We understand that teams using AngularJS in production may have questions about what options are available to them. Let’s take a look at a few of the alternatives.

Upgrade to Angular

Angular, the successor to AngularJS, uses many of the same philosophies. Angular continues to move forward increasing stability, developer productivity and forging a new path forward for the development of scalable applications for the web. As a best practice we recommend that teams upgrade their applications to Angular.

The Angular team offers ngUpgrade, a library that lets you run Angular and AngularJS in the same application, allowing incremental migration. We defined best practices and a migration strategy for upgrading applications to Angular from AngularJS using ngUpgrade. Because applications vary in size and complexity the upgrade may require some flexibility. We also created a forum to collect best practices, and a migration tool to help analyze your application and make migration recommendations.

The upgrade guide gives detailed instructions on how to prepare your application for an upgrade and even includes code samples and examples. Head over to angular.io for more information.

You can find more resources like communities, courses, and more at angular.io/resources.

Continue with the latest version of AngularJS

If upgrading to Angular isn’t an option at this time, then you can continue to rely on AngularJS. We expect that AngularJS applications that work now will continue to work in the future. All published versions of AngularJS on npm and bower will continue to be available. The framework will receive updates that cover security issues and breaking browser bugs until December 31st 2021. We don’t anticipate any changes being required by teams using AngularJS.

Be mindful that this could trigger alerts about the use of unsupported software.

If teams need long term support after the December 31st 2021 date this is another option to consider.

Extended Long Term Support

We know that many teams will need to continue to rely on AngularJS in the future, and that some of them need to show that they only use supported software. Companies have SLAs of their own or have to meet regulatory/compliance needs around support. There is a solution if you require ongoing support.

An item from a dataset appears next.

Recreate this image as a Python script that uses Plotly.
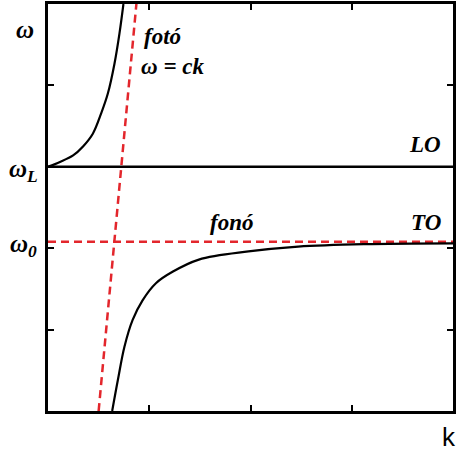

The independent team at XLTS.dev offers extended long term support for AngularJS. Starting January 1st 2022 XLTS.dev team will maintain a fork of the latest version of AngularJS and provide software updates that fit any of the following criteria:

  • Security Patches: A security flaw is detected in XLTS for AngularJS
  • Browser Breaking Changes: One of the major browsers releases a version that will cause current production applications using the XLTS for AngularJS to stop working
  • jQuery Patches: The jQuery library releases a version that will cause current production applications using XLTS for AngularJS to stop working

Find out more information over at https://xlts.dev/angularjs.

The path forward

AngularJS wouldn’t have been a success without you — the incredible community. We are thrilled about the future of Angular and are grateful for the lessons learned and road travelled with AngularJS. We will continue to build the future of the web with Angular and look forward to taking this journey with you.